What is needed ▸
Extract word for word the lines of the listing from its start to the line holding "east, inner sep=0pt]", both ends kept; pictures are not part of the copy.

+-------+

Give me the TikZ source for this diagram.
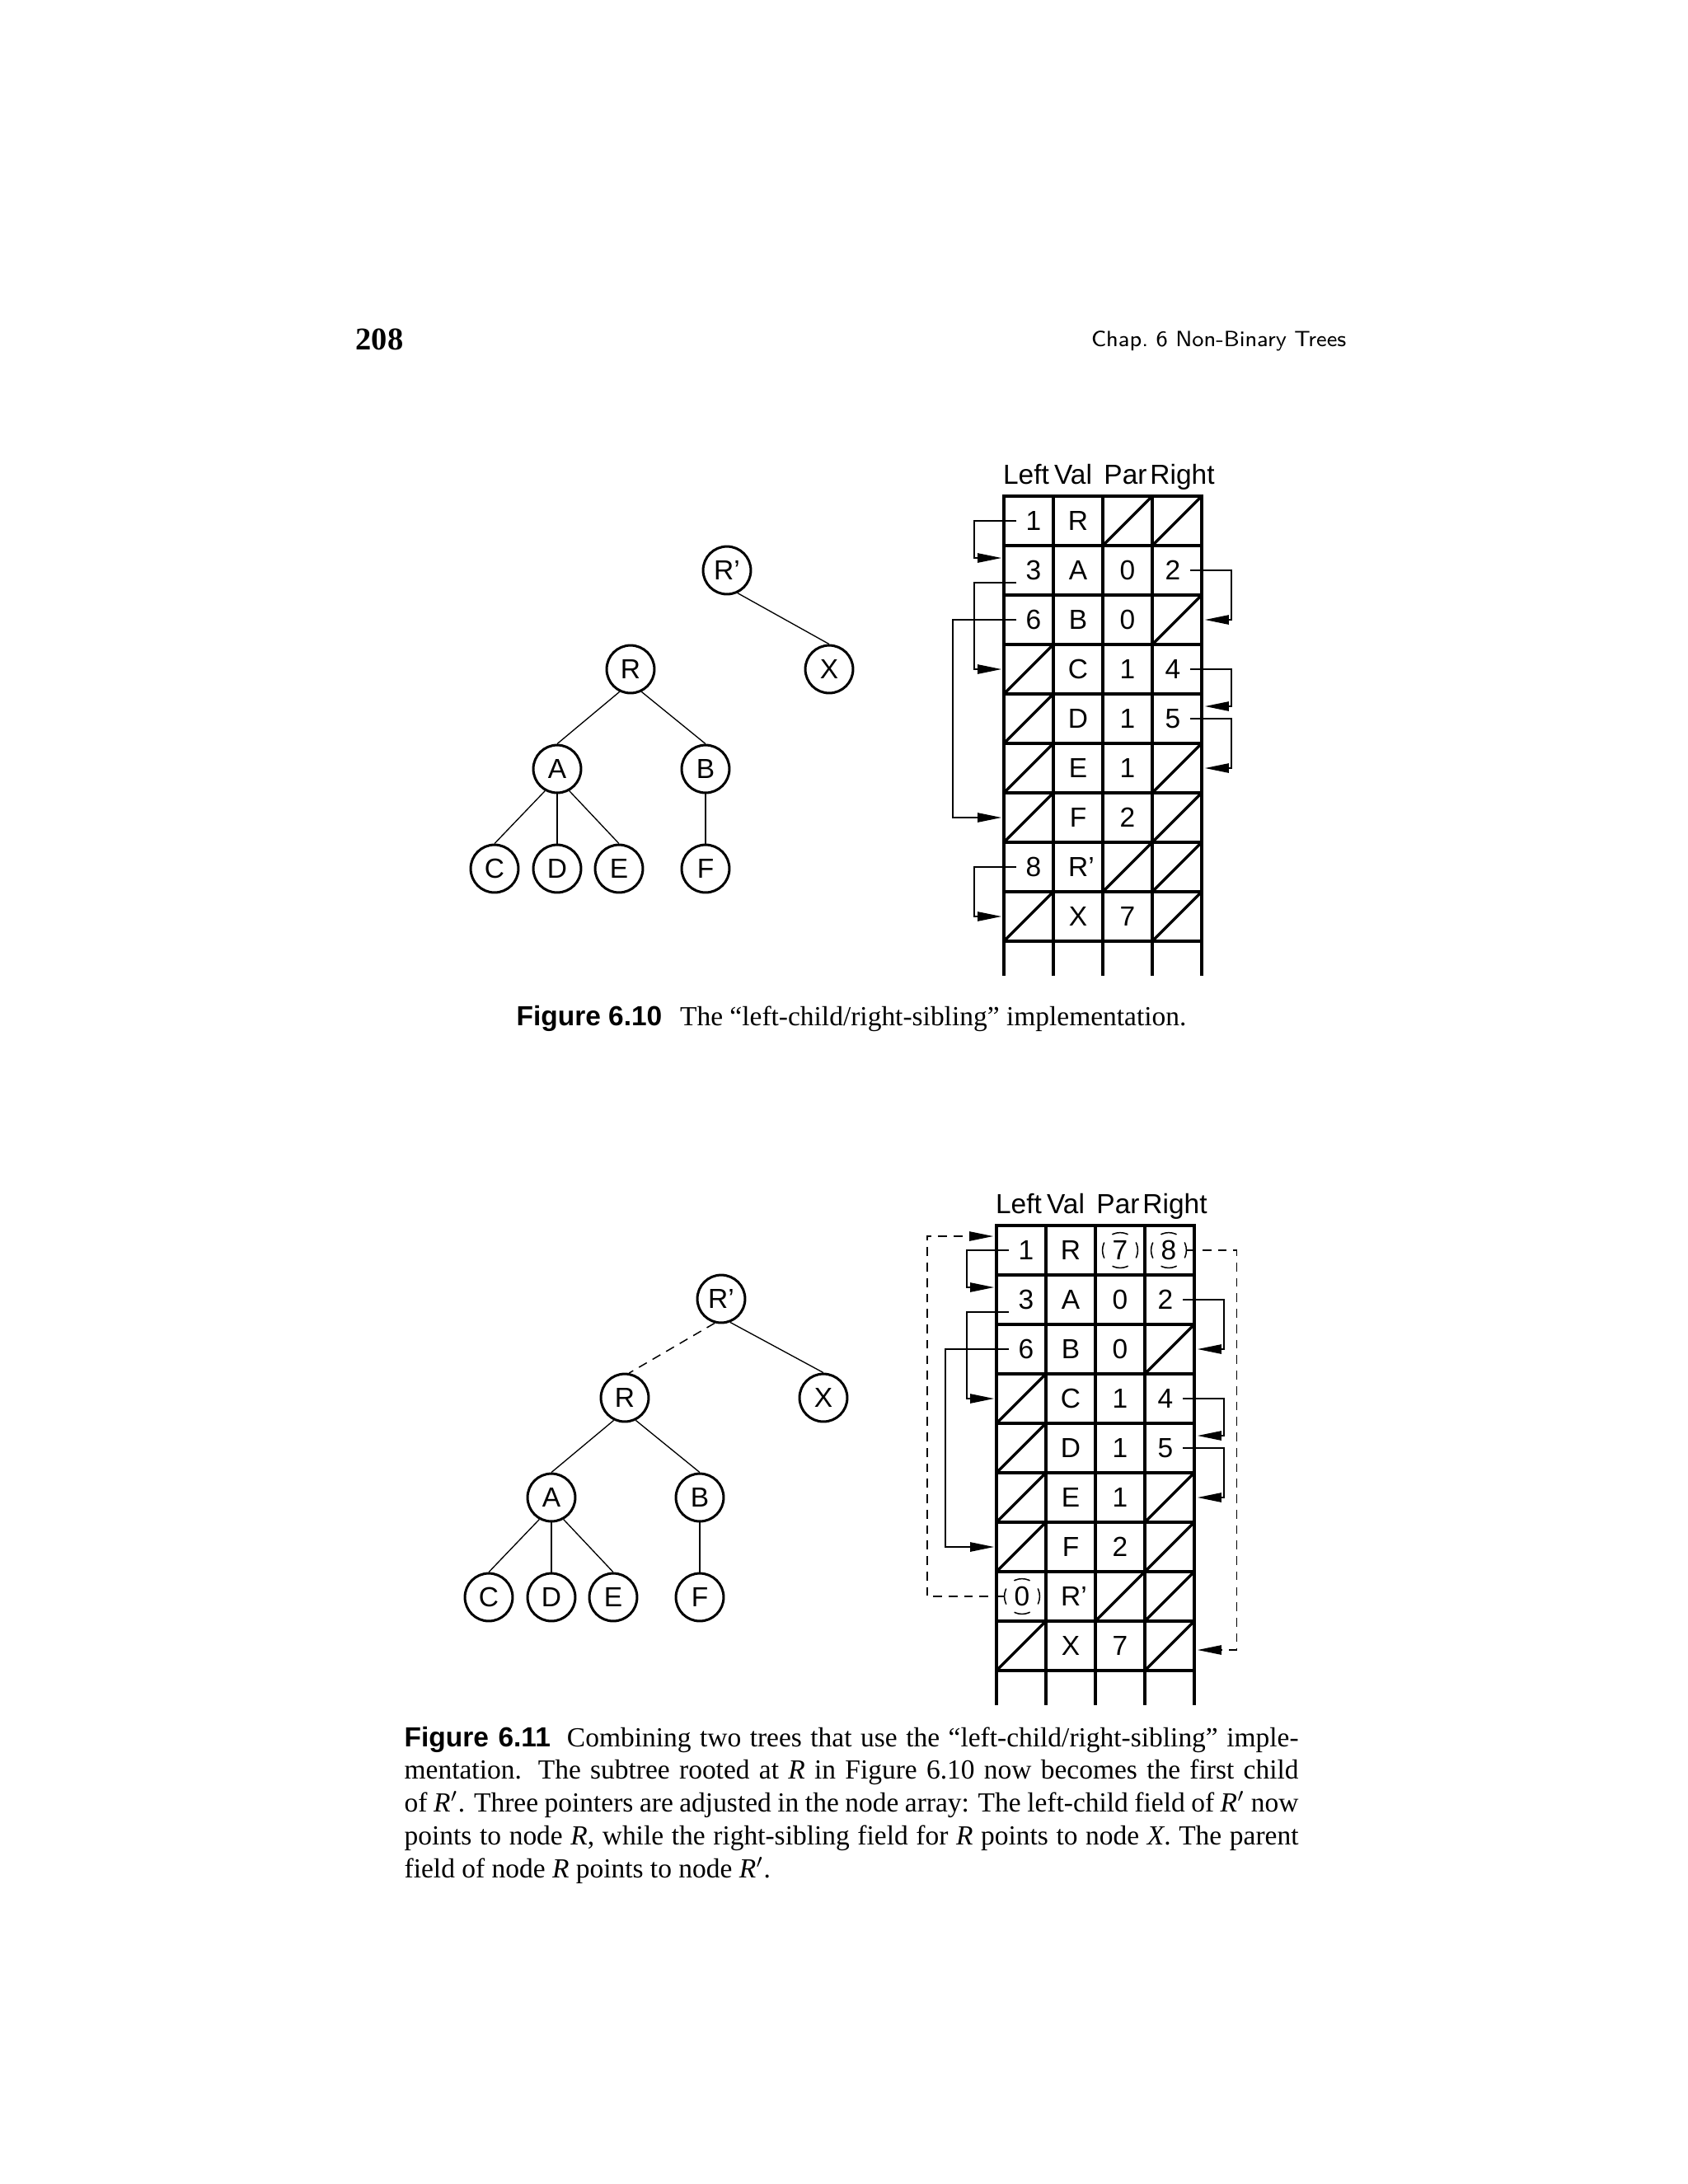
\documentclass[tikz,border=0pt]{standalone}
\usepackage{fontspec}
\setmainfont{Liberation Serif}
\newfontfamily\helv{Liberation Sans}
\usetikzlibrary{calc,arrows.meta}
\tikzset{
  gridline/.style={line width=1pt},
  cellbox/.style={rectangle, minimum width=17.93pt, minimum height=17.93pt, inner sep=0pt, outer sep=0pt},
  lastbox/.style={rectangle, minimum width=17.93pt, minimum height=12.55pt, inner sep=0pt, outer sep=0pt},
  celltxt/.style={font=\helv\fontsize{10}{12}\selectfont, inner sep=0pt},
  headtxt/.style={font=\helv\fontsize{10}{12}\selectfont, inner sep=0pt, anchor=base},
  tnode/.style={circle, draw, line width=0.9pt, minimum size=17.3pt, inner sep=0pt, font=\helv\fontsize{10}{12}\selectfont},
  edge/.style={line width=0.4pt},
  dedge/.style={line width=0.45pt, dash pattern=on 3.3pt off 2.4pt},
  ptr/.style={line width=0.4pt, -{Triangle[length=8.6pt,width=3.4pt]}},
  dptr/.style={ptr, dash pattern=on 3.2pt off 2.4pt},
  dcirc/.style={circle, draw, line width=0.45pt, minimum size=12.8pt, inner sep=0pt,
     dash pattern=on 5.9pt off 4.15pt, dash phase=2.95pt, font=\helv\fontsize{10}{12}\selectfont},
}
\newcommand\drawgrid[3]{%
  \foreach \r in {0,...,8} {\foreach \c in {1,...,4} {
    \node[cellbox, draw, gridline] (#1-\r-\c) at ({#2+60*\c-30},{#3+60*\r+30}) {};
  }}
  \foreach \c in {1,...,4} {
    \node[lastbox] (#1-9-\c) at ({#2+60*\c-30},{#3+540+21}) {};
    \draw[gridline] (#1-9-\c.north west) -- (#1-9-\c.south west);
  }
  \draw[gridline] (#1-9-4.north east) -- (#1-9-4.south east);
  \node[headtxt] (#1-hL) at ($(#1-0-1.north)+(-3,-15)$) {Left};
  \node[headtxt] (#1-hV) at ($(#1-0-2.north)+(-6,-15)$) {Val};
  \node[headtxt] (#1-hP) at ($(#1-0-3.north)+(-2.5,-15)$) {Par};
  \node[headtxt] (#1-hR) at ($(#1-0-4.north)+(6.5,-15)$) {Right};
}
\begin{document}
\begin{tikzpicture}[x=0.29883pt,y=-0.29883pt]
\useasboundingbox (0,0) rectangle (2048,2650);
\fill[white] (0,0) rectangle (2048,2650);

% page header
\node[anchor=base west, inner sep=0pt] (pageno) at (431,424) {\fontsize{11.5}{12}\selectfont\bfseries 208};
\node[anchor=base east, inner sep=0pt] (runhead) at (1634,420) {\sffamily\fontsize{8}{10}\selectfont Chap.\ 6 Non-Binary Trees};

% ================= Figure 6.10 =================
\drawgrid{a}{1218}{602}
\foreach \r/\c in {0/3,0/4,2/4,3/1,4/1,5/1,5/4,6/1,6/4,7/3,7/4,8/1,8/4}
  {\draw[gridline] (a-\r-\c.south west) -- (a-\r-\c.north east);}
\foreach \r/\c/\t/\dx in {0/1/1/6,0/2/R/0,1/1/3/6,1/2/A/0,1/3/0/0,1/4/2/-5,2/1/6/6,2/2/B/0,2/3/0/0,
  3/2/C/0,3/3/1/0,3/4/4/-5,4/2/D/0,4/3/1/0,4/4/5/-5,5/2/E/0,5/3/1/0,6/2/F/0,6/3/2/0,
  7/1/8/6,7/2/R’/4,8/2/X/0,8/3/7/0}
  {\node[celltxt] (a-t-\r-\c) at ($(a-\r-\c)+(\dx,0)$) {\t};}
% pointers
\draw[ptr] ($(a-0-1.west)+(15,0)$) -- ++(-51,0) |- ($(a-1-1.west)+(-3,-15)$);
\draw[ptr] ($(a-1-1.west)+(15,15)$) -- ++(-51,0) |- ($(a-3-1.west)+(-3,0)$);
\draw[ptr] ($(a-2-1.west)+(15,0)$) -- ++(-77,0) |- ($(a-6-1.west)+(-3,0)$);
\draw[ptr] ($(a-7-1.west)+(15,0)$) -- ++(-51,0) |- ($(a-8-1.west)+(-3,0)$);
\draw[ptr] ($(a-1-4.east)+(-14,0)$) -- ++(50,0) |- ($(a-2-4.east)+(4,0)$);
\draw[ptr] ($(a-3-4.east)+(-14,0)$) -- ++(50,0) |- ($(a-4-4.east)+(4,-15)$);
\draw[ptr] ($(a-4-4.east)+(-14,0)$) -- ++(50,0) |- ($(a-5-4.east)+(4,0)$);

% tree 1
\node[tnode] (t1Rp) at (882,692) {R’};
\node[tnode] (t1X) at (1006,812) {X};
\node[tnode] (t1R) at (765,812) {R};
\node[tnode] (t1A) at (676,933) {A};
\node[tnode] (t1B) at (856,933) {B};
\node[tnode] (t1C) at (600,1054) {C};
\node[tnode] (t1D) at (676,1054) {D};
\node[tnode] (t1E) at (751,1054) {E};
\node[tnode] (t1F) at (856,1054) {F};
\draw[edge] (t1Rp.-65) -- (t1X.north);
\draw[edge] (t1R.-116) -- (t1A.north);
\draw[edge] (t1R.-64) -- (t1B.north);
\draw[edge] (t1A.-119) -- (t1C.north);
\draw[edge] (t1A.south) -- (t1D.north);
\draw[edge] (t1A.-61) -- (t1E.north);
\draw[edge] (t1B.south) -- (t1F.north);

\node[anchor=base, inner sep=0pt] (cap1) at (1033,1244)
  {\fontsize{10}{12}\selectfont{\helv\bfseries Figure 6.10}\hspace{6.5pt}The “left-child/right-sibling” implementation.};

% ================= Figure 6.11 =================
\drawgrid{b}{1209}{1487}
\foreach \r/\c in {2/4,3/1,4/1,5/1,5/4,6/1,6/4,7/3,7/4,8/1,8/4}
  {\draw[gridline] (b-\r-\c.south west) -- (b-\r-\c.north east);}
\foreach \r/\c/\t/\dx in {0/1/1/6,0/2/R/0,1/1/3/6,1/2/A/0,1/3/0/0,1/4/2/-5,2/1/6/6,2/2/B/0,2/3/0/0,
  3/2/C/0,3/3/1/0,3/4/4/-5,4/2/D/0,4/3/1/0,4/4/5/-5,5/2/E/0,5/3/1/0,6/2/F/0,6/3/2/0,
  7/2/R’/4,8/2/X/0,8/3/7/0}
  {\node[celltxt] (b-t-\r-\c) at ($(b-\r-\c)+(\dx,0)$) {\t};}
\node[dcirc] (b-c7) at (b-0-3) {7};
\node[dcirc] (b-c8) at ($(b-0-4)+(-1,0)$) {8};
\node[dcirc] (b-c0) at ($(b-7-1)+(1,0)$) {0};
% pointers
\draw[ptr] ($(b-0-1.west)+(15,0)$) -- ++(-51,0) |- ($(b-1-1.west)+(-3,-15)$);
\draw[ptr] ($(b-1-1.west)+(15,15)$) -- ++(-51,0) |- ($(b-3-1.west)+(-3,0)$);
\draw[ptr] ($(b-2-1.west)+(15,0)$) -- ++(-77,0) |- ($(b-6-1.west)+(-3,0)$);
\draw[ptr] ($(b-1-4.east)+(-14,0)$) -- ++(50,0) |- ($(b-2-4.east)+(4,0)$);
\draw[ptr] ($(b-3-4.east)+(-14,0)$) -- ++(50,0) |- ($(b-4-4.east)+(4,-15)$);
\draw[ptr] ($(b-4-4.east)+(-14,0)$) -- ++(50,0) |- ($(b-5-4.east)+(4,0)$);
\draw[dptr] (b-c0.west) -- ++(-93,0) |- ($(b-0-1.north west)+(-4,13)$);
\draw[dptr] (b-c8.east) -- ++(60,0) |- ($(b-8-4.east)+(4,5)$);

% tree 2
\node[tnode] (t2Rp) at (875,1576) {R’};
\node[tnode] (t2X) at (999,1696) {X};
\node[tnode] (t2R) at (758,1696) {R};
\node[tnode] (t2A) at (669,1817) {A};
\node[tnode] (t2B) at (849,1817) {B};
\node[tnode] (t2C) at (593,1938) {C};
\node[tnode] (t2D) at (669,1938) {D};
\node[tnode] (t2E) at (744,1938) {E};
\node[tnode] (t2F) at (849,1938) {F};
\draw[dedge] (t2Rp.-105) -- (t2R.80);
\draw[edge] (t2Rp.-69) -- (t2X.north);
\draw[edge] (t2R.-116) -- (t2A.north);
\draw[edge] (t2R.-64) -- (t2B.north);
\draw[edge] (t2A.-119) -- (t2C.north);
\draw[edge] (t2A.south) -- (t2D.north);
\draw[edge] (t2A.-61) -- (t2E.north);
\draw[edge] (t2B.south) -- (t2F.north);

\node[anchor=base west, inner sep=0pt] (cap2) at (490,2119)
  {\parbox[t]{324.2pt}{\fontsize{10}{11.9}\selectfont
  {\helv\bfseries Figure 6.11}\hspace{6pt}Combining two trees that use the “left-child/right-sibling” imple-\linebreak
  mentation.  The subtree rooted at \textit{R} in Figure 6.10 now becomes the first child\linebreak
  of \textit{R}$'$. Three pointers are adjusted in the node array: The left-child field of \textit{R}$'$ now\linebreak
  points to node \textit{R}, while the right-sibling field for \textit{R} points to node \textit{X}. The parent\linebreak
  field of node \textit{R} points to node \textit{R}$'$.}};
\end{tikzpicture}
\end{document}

+-------+

Finished answer ▸
Give me the TikZ source for this diagram.
\documentclass[tikz,border=0pt]{standalone}
\usepackage{fontspec}
\setmainfont{Liberation Serif}
\newfontfamily\helv{Liberation Sans}
\usetikzlibrary{calc,arrows.meta}
\tikzset{
  gridline/.style={line width=1pt},
  cellbox/.style={rectangle, minimum width=17.93pt, minimum height=17.93pt, inner sep=0pt, outer sep=0pt},
  lastbox/.style={rectangle, minimum width=17.93pt, minimum height=12.55pt, inner sep=0pt, outer sep=0pt},
  celltxt/.style={font=\helv\fontsize{10}{12}\selectfont, inner sep=0pt},
  headtxt/.style={font=\helv\fontsize{10}{12}\selectfont, inner sep=0pt, anchor=base},
  tnode/.style={circle, draw, line width=0.9pt, minimum size=17.3pt, inner sep=0pt, font=\helv\fontsize{10}{12}\selectfont},
  edge/.style={line width=0.4pt},
  dedge/.style={line width=0.45pt, dash pattern=on 3.3pt off 2.4pt},
  ptr/.style={line width=0.4pt, -{Triangle[length=8.6pt,width=3.4pt]}},
  dptr/.style={ptr, dash pattern=on 3.2pt off 2.4pt},
  dcirc/.style={circle, draw, line width=0.45pt, minimum size=12.8pt, inner sep=0pt,
     dash pattern=on 5.9pt off 4.15pt, dash phase=2.95pt, font=\helv\fontsize{10}{12}\selectfont},
}
\newcommand\drawgrid[3]{%
  \foreach \r in {0,...,8} {\foreach \c in {1,...,4} {
    \node[cellbox, draw, gridline] (#1-\r-\c) at ({#2+60*\c-30},{#3+60*\r+30}) {};
  }}
  \foreach \c in {1,...,4} {
    \node[lastbox] (#1-9-\c) at ({#2+60*\c-30},{#3+540+21}) {};
    \draw[gridline] (#1-9-\c.north west) -- (#1-9-\c.south west);
  }
  \draw[gridline] (#1-9-4.north east) -- (#1-9-4.south east);
  \node[headtxt] (#1-hL) at ($(#1-0-1.north)+(-3,-15)$) {Left};
  \node[headtxt] (#1-hV) at ($(#1-0-2.north)+(-6,-15)$) {Val};
  \node[headtxt] (#1-hP) at ($(#1-0-3.north)+(-2.5,-15)$) {Par};
  \node[headtxt] (#1-hR) at ($(#1-0-4.north)+(6.5,-15)$) {Right};
}
\begin{document}
\begin{tikzpicture}[x=0.29883pt,y=-0.29883pt]
\useasboundingbox (0,0) rectangle (2048,2650);
\fill[white] (0,0) rectangle (2048,2650);

% page header
\node[anchor=base west, inner sep=0pt] (pageno) at (431,424) {\fontsize{11.5}{12}\selectfont\bfseries 208};
\node[anchor=base east, inner sep=0pt] (runhead) at (1634,420) {\sffamily\fontsize{8}{10}\selectfont Chap.\ 6 Non-Binary Trees};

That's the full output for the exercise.